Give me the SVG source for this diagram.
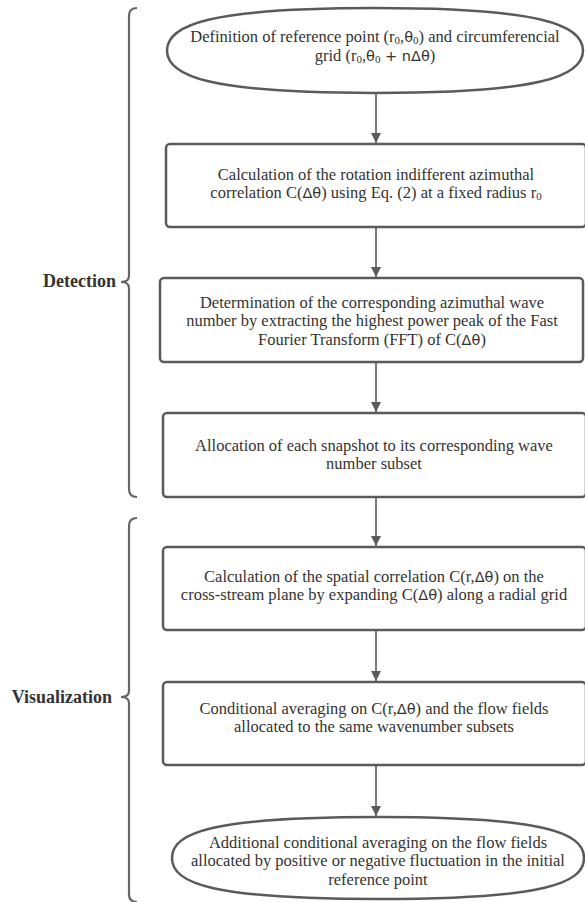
<svg xmlns="http://www.w3.org/2000/svg" width="585" height="902" viewBox="0 0 585 902">
<style>
.shape{fill:#fff;stroke:#5a5a5a;stroke-width:2.5}
.conn{stroke:#5a5a5a;stroke-width:1.6;fill:none}
.brace{stroke:#666;stroke-width:2.2;fill:none}
.t{font-family:"Liberation Serif","Times New Roman",serif;font-size:16.5px;fill:#333;text-anchor:middle}
.lbl{font-family:"Liberation Serif","Times New Roman",serif;font-size:18px;font-weight:bold;fill:#333;text-anchor:end}
.g{font-family:"DejaVu Sans","Liberation Sans",sans-serif;font-size:14.5px}
.s{font-size:11px}
</style>
<defs>
<marker id="ah" markerWidth="10" markerHeight="12" refX="10" refY="5" orient="auto" markerUnits="userSpaceOnUse">
<path d="M0,0 L10,5 L0,10 Z" fill="#5a5a5a"/>
</marker>
</defs>
<g id="braces">
<path class="brace" d="M137,8 Q129,8 129,16 L129,276 Q129,282 121,282 Q129,282 129,288 L129,489 Q129,497 137,497"/>
<path class="brace" d="M137,518 Q129,518 129,526 L129,691 Q129,697 121,697 Q129,697 129,703 L129,894 Q129,902 137,902"/>
</g>
<g id="labels">
<text class="lbl" x="116" y="287">Detection</text>
<text class="lbl" x="112" y="703">Visualization</text>
</g>
<g id="connectors">
<line class="conn" x1="376" y1="93" x2="376" y2="143" marker-end="url(#ah)"/>
<line class="conn" x1="376" y1="227" x2="376" y2="277" marker-end="url(#ah)"/>
<line class="conn" x1="376" y1="362" x2="376" y2="412" marker-end="url(#ah)"/>
<line class="conn" x1="376" y1="497" x2="376" y2="546" marker-end="url(#ah)"/>
<line class="conn" x1="376" y1="630" x2="376" y2="681" marker-end="url(#ah)"/>
<line class="conn" x1="376" y1="765" x2="376" y2="816" marker-end="url(#ah)"/>
</g>
<g id="n1">
<path class="shape" d="M167,50.5 C167,25 208,8 375,8 C542,8 583,25 583,50.5 C583,76 542,93 375,93 C208,93 167,76 167,50.5 Z"/>
<text class="t" x="375" y="42">Definition of reference point (r<tspan class="s" dy="2">0</tspan><tspan dy="-2">,</tspan><tspan class="g">θ</tspan><tspan class="s" dy="2">0</tspan><tspan dy="-2">) and circumferencial</tspan></text>
<text class="t" x="375" y="60.5">grid (r<tspan class="s" dy="2">0</tspan><tspan dy="-2">,</tspan><tspan class="g">θ</tspan><tspan class="s" dy="2">0</tspan><tspan class="g" dy="-2"> + nΔθ</tspan>)</text>
</g>
<g id="n2">
<rect class="shape" x="166" y="144" width="420" height="83" rx="4"/>
<text class="t" x="376" y="179.5">Calculation of the rotation indifferent azimuthal</text>
<text class="t" x="376" y="198">correlation C(<tspan class="g">Δθ</tspan>) using Eq. (2) at a fixed radius r<tspan class="s" dy="2">0</tspan></text>
</g>
<g id="n3">
<rect class="shape" x="160" y="278" width="423" height="84" rx="4"/>
<text class="t" x="372" y="307.5">Determination of the corresponding azimuthal wave</text>
<text class="t" x="372" y="326">number by extracting the highest power peak of the Fast</text>
<text class="t" x="372" y="344.5">Fourier Transform (FFT) of C(<tspan class="g">Δθ</tspan>)</text>
</g>
<g id="n4">
<rect class="shape" x="163" y="413" width="423" height="84" rx="4"/>
<text class="t" x="374" y="450.5">Allocation of each snapshot to its corresponding wave</text>
<text class="t" x="374" y="469">number subset</text>
</g>
<g id="n5">
<rect class="shape" x="163" y="547" width="423" height="83" rx="4"/>
<text class="t" x="374" y="581.5">Calculation of the spatial correlation C(r,<tspan class="g">Δθ</tspan>) on the</text>
<text class="t" x="374" y="600">cross-stream plane by expanding C(<tspan class="g">Δθ</tspan>) along a radial grid</text>
</g>
<g id="n6">
<rect class="shape" x="163" y="682" width="423" height="83" rx="4"/>
<text class="t" x="374" y="713.5">Conditional averaging on C(r,<tspan class="g">Δθ</tspan>) and the flow fields</text>
<text class="t" x="374" y="732">allocated to the same wavenumber subsets</text>
</g>
<g id="n7">
<path class="shape" d="M172,858 C172,832 214,817 378,817 C542,817 584,832 584,858 C584,884 542,899 378,899 C214,899 172,884 172,858 Z"/>
<text class="t" x="378" y="847.5">Additional conditional averaging on the flow fields</text>
<text class="t" x="378" y="866">allocated by positive or negative fluctuation in the initial</text>
<text class="t" x="378" y="884.5">reference point</text>
</g>
</svg>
== == ==
Would you return the data exactly as written, without the pictures?

Give me the SVG source for this diagram.
<svg xmlns="http://www.w3.org/2000/svg" width="585" height="902" viewBox="0 0 585 902">
<style>
.shape{fill:#fff;stroke:#5a5a5a;stroke-width:2.5}
.conn{stroke:#5a5a5a;stroke-width:1.6;fill:none}
.brace{stroke:#666;stroke-width:2.2;fill:none}
.t{font-family:"Liberation Serif","Times New Roman",serif;font-size:16.5px;fill:#333;text-anchor:middle}
.lbl{font-family:"Liberation Serif","Times New Roman",serif;font-size:18px;font-weight:bold;fill:#333;text-anchor:end}
.g{font-family:"DejaVu Sans","Liberation Sans",sans-serif;font-size:14.5px}
.s{font-size:11px}
</style>
<defs>
<marker id="ah" markerWidth="10" markerHeight="12" refX="10" refY="5" orient="auto" markerUnits="userSpaceOnUse">
<path d="M0,0 L10,5 L0,10 Z" fill="#5a5a5a"/>
</marker>
</defs>
<g id="braces">
<path class="brace" d="M137,8 Q129,8 129,16 L129,276 Q129,282 121,282 Q129,282 129,288 L129,489 Q129,497 137,497"/>
<path class="brace" d="M137,518 Q129,518 129,526 L129,691 Q129,697 121,697 Q129,697 129,703 L129,894 Q129,902 137,902"/>
</g>
<g id="labels">
<text class="lbl" x="116" y="287">Detection</text>
<text class="lbl" x="112" y="703">Visualization</text>
</g>
<g id="connectors">
<line class="conn" x1="376" y1="93" x2="376" y2="143" marker-end="url(#ah)"/>
<line class="conn" x1="376" y1="227" x2="376" y2="277" marker-end="url(#ah)"/>
<line class="conn" x1="376" y1="362" x2="376" y2="412" marker-end="url(#ah)"/>
<line class="conn" x1="376" y1="497" x2="376" y2="546" marker-end="url(#ah)"/>
<line class="conn" x1="376" y1="630" x2="376" y2="681" marker-end="url(#ah)"/>
<line class="conn" x1="376" y1="765" x2="376" y2="816" marker-end="url(#ah)"/>
</g>
<g id="n1">
<path class="shape" d="M167,50.5 C167,25 208,8 375,8 C542,8 583,25 583,50.5 C583,76 542,93 375,93 C208,93 167,76 167,50.5 Z"/>
<text class="t" x="375" y="42">Definition of reference point (r<tspan class="s" dy="2">0</tspan><tspan dy="-2">,</tspan><tspan class="g">θ</tspan><tspan class="s" dy="2">0</tspan><tspan dy="-2">) and circumferencial</tspan></text>
<text class="t" x="375" y="60.5">grid (r<tspan class="s" dy="2">0</tspan><tspan dy="-2">,</tspan><tspan class="g">θ</tspan><tspan class="s" dy="2">0</tspan><tspan class="g" dy="-2"> + nΔθ</tspan>)</text>
</g>
<g id="n2">
<rect class="shape" x="166" y="144" width="420" height="83" rx="4"/>
<text class="t" x="376" y="179.5">Calculation of the rotation indifferent azimuthal</text>
<text class="t" x="376" y="198">correlation C(<tspan class="g">Δθ</tspan>) using Eq. (2) at a fixed radius r<tspan class="s" dy="2">0</tspan></text>
</g>
<g id="n3">
<rect class="shape" x="160" y="278" width="423" height="84" rx="4"/>
<text class="t" x="372" y="307.5">Determination of the corresponding azimuthal wave</text>
<text class="t" x="372" y="326">number by extracting the highest power peak of the Fast</text>
<text class="t" x="372" y="344.5">Fourier Transform (FFT) of C(<tspan class="g">Δθ</tspan>)</text>
</g>
<g id="n4">
<rect class="shape" x="163" y="413" width="423" height="84" rx="4"/>
<text class="t" x="374" y="450.5">Allocation of each snapshot to its corresponding wave</text>
<text class="t" x="374" y="469">number subset</text>
</g>
<g id="n5">
<rect class="shape" x="163" y="547" width="423" height="83" rx="4"/>
<text class="t" x="374" y="581.5">Calculation of the spatial correlation C(r,<tspan class="g">Δθ</tspan>) on the</text>
<text class="t" x="374" y="600">cross-stream plane by expanding C(<tspan class="g">Δθ</tspan>) along a radial grid</text>
</g>
<g id="n6">
<rect class="shape" x="163" y="682" width="423" height="83" rx="4"/>
<text class="t" x="374" y="713.5">Conditional averaging on C(r,<tspan class="g">Δθ</tspan>) and the flow fields</text>
<text class="t" x="374" y="732">allocated to the same wavenumber subsets</text>
</g>
<g id="n7">
<path class="shape" d="M172,858 C172,832 214,817 378,817 C542,817 584,832 584,858 C584,884 542,899 378,899 C214,899 172,884 172,858 Z"/>
<text class="t" x="378" y="847.5">Additional conditional averaging on the flow fields</text>
<text class="t" x="378" y="866">allocated by positive or negative fluctuation in the initial</text>
<text class="t" x="378" y="884.5">reference point</text>
</g>
</svg>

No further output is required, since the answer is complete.